Want a wonderful antidote to the mid-March winter blahs? Take a trip to sunny 19th-century Italy via the Metropolitan Opera’s sparkling production of Don Pasquale. One of Gaetano Donizetti’s most popular operas, this comic treasure is steeped in the Italian commedia dell’arte tradition, using popular characters such as Pantalone, the rich old bachelor ripe for deception (Don Pasquale), Pierrot, the lover (Ernesto), Scapino, a wheeler dealer (Dr. Malatesta), Columbina, the shrewd saucy soubrette (Norina) plus a familiar scenario.
Ernesto is in love with the poor young widow Norina. Don Pasquale has decided to get married himself in order to produce an heir and consequently disinherit his nephew, Ernesto. Dr. Malatesta is enlisted to help find a young, docile bride who will bear Don Pasquale many children; but the doctor has other ideas and devises a scheme to allow Norina and Ernesto to be together and avoid living in poverty. Impersonation, lust, betrayal, romance, plus lots of slapstick are all part of the telling of Don Pasquale; what makes it more than just a rehashing of an old storyline is the combination of Donizetti’s brilliant bel canto arias, hilarious ensemble numbers and a libretto by the composer and Giovanni Ruffini that incorporates compassion, fleshed out characters and a happy ending for all.
Crafted with heart and brio by the great Austrian actor, theater and opera director Otto Schenk, still going strong at 85, this Don Pasquale was his 2006 farewell production at the Met.
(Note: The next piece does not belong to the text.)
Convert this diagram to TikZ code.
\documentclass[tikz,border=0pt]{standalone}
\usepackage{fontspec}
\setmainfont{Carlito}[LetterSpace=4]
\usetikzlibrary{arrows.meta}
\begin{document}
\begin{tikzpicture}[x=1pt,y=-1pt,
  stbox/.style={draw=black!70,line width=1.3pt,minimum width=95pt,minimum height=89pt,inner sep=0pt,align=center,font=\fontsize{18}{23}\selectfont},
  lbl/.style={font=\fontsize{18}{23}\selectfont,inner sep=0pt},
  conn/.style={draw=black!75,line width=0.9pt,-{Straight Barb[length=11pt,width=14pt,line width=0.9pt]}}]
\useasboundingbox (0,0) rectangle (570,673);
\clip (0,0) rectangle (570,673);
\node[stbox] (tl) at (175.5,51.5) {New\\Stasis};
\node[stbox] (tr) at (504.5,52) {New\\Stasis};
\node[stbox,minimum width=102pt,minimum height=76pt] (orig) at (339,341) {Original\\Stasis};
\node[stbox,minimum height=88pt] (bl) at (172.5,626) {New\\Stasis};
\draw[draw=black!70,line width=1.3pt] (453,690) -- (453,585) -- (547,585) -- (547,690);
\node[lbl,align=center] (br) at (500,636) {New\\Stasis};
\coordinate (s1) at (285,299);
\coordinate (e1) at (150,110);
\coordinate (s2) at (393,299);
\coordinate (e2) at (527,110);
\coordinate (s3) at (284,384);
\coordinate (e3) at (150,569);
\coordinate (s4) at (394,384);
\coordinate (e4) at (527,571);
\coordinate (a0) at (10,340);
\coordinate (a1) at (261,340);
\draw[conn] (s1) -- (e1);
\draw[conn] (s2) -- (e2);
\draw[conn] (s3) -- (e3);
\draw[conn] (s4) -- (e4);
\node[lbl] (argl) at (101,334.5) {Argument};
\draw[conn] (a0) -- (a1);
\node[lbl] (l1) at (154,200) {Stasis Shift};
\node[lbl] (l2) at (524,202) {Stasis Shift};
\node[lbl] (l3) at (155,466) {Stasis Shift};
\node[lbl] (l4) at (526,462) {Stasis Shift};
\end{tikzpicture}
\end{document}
Maurizio Benini conducts with passion, weaving in beautiful moments of rubato. Set and costume designer Rolf Langenfass creates lavish environments for lots of zany action, including Don Pasquale’s bachelor mansion complete with a curving staircase and a tatty four poster bed, Norina’s rooftop open air porch overlooking the city of Rome and a marvelous garden for the lovers to meet.
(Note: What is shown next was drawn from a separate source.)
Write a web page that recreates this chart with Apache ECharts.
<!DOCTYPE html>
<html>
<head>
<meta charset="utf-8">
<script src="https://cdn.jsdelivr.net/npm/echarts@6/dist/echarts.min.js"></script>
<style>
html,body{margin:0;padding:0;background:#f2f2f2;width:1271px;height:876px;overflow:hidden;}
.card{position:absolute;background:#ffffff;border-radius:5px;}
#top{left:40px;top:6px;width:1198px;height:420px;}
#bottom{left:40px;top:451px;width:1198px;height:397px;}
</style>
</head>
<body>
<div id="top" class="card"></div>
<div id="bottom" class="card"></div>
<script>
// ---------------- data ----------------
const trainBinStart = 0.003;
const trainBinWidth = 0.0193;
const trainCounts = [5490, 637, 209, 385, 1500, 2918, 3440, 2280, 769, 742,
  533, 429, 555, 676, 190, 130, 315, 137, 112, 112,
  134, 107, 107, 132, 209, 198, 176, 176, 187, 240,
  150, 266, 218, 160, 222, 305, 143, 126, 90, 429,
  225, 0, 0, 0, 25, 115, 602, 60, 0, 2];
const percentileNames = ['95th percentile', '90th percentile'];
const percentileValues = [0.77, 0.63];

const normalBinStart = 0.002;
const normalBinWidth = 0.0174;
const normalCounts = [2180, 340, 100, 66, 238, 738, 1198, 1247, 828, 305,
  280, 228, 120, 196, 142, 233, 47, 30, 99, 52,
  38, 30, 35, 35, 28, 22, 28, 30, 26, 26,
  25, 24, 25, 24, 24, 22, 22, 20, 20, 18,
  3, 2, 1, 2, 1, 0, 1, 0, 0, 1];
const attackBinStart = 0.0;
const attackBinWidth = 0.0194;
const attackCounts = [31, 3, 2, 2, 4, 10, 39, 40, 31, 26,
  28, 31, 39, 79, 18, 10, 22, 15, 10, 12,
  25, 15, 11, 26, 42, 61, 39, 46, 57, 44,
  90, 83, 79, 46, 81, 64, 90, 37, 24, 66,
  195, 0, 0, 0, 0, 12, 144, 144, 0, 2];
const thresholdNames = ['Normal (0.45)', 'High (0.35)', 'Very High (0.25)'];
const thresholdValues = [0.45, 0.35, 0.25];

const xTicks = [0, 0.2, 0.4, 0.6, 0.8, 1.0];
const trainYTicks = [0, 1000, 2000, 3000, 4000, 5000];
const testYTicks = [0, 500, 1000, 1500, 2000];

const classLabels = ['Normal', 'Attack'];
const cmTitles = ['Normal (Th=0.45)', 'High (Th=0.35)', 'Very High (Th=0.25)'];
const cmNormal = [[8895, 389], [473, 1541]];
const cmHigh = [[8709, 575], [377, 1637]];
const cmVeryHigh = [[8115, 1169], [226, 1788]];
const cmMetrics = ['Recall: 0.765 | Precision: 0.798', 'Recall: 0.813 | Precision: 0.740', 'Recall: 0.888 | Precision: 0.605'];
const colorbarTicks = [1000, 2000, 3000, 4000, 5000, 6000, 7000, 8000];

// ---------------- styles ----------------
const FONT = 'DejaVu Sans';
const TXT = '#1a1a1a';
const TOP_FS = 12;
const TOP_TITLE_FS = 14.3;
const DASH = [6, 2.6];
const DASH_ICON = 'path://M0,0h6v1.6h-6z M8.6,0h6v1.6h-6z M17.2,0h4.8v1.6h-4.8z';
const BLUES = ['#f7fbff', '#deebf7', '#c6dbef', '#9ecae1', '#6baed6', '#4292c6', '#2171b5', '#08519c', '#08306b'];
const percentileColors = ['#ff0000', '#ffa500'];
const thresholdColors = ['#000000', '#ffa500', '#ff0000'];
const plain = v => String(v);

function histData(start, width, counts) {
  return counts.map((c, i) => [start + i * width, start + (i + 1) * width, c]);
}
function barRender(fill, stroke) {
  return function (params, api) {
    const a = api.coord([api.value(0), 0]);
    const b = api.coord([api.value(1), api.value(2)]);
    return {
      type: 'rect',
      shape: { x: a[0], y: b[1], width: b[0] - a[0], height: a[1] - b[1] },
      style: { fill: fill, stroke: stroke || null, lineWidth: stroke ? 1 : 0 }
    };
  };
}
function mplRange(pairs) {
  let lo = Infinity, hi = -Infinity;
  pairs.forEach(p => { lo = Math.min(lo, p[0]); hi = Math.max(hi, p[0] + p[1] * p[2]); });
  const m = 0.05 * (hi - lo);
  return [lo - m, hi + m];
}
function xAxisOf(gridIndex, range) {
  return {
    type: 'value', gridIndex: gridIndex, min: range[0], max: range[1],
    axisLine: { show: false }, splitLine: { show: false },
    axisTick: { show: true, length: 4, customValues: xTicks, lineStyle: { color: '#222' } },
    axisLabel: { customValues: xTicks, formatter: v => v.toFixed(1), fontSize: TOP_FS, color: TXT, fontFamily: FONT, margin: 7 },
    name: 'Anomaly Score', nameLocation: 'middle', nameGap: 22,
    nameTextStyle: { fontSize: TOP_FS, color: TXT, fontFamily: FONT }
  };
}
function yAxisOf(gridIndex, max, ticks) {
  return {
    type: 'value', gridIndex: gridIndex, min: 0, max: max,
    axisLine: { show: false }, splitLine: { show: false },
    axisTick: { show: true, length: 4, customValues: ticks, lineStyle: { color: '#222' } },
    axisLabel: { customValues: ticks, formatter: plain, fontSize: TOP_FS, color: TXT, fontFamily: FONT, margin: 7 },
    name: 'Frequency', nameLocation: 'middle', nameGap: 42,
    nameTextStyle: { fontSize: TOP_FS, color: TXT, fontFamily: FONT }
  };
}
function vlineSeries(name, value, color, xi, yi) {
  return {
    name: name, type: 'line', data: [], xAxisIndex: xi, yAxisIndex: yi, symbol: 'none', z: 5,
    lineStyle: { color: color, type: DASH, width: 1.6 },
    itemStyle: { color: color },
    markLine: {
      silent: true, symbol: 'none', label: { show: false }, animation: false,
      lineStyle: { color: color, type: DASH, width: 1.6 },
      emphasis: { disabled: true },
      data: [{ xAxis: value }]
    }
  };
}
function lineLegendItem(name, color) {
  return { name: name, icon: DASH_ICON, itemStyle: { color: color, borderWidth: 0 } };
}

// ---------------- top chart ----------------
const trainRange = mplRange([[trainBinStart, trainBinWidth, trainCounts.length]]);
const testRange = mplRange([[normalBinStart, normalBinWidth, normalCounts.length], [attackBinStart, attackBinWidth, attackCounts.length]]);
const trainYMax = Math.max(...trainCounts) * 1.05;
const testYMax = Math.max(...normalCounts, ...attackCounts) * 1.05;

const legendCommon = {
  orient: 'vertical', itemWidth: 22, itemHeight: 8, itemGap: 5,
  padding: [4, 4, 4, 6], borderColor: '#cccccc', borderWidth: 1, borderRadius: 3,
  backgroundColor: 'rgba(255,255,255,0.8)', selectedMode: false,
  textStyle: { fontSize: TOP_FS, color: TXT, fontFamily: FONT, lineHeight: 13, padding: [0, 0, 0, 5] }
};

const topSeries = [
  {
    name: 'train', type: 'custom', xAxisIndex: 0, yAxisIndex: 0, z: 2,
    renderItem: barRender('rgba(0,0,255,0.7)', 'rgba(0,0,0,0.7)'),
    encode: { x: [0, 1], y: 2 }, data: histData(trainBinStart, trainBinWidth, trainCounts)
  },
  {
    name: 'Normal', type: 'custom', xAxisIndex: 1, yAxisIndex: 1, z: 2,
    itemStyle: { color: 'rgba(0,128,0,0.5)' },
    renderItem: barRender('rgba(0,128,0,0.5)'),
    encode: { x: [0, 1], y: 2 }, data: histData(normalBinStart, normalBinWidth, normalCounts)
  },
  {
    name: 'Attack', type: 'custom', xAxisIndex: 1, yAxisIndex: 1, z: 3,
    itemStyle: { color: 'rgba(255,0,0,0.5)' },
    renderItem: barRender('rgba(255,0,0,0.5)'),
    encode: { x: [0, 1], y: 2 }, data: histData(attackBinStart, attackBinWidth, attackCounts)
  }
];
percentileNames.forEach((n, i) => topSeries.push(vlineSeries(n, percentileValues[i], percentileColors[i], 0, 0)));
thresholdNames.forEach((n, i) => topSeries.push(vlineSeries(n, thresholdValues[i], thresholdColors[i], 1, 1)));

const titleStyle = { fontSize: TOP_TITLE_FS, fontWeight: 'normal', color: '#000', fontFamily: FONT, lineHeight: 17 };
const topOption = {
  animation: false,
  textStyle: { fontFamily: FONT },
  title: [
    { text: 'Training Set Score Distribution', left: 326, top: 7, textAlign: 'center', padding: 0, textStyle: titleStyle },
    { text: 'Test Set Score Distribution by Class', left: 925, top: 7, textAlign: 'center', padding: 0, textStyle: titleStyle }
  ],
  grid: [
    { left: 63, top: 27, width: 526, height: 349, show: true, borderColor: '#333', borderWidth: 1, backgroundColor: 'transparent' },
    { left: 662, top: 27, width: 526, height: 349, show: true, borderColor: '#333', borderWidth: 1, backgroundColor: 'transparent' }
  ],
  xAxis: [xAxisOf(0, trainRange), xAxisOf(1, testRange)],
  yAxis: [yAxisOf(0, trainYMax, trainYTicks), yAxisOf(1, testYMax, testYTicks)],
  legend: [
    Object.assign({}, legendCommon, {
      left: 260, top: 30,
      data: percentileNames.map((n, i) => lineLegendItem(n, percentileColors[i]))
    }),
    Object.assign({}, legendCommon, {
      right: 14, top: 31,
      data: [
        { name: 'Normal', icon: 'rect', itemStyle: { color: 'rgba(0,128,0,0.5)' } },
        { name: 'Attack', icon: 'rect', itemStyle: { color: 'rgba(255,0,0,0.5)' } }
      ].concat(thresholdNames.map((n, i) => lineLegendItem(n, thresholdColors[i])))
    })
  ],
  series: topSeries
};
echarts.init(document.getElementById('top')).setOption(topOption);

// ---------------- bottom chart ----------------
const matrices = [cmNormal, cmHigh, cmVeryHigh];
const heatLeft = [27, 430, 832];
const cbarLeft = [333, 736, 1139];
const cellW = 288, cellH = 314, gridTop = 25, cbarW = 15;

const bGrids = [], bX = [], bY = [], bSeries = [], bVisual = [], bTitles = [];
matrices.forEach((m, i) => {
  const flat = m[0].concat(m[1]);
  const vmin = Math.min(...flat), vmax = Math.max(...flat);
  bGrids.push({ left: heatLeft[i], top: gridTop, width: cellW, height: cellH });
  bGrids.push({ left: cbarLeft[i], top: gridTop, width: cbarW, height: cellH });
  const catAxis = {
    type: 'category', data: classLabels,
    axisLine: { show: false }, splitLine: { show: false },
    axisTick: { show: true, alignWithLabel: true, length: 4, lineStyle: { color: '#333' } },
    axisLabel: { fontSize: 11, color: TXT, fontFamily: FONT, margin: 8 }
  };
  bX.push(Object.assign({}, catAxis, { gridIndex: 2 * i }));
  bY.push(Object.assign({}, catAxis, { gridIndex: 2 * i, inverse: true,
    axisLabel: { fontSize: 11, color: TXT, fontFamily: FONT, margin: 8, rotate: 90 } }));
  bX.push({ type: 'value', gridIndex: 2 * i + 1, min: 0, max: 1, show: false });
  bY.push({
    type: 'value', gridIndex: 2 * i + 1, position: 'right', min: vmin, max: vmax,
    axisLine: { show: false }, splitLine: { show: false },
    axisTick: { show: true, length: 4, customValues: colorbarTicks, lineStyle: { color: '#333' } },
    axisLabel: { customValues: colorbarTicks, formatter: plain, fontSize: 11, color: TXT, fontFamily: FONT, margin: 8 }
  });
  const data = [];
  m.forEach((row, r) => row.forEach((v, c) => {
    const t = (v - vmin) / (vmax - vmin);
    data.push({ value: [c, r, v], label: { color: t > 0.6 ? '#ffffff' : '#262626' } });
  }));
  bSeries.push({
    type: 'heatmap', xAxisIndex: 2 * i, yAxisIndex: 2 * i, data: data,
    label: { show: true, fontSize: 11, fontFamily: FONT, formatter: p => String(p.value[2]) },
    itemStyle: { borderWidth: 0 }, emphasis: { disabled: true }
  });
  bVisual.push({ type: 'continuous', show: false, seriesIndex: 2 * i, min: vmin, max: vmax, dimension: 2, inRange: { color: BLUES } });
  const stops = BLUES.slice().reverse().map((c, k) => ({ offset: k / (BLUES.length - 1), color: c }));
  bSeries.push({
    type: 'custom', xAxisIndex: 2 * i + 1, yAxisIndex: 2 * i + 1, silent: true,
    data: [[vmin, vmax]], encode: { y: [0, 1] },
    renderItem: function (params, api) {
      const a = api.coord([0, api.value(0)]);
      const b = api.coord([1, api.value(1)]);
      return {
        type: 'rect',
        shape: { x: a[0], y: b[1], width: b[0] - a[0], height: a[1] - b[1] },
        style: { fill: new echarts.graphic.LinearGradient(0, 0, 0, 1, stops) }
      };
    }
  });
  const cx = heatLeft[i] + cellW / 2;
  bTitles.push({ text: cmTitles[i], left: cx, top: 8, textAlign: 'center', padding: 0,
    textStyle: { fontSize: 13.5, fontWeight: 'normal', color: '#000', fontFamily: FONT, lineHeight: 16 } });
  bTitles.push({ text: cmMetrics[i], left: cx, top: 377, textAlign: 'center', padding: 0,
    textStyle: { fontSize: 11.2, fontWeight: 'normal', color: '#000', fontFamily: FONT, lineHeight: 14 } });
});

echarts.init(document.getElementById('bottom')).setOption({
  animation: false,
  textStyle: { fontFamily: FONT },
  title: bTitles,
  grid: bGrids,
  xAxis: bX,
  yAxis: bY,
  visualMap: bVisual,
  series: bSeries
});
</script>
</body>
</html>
The role of Don Pasquale is played to perfection by Italian baritone Ambrogio Maestri. With a rich, resonant voice, superb comic chops, and a bold physicality including fluttering fingers, Mr. Maestri creates a three-dimensional character that makes us roar with laughter and also touches our hearts. Making her Met debut as Norina, Italian soprano Eleonora Buratto is sassy and sexy, and her facile coloratura flies brightly through Donizetti’s virtuoso passages, especially in her opening aria “I too know your magical virtues”. She also possesses natural comedic timing and her transformation from being a veiled, obedient young woman just out of the convent to tyrannical ruler of the Pasquale household is delightful and terrifying. With his astonishing effortless tenor voice, Javier Camarena is a charming and earnest Ernesto, breaking our hearts in Act I singing “Fate has made a beggar of me” as he is cast out of his uncle’s house. Driving the plot forward as Dr. Malatesta, Levente Molnár with his burnished baritone and handsome demeanor gives a terrific high energy performance. His show stopping duet “Wait, wait, dear little wife” with Don Pasquale contains some of the fastest patter in the opera repertoire and Mr. Molnár and Mr. Maestri sing with complete clarity and a vaudevillian flair. Lessons are learned and love prevails in the final quartet “The moral of all this”; Ms. Buratto’s bubbly soprano zips through oodles of sixteenth notes admonishing that "any man has lost his senses/who would marry when he’s old/he invites what then commences/aggravation, woes untold."
Go see Don Pasquale at the Metropolitan Opera, it’s like drinking a glass or two of exquisite prosecco!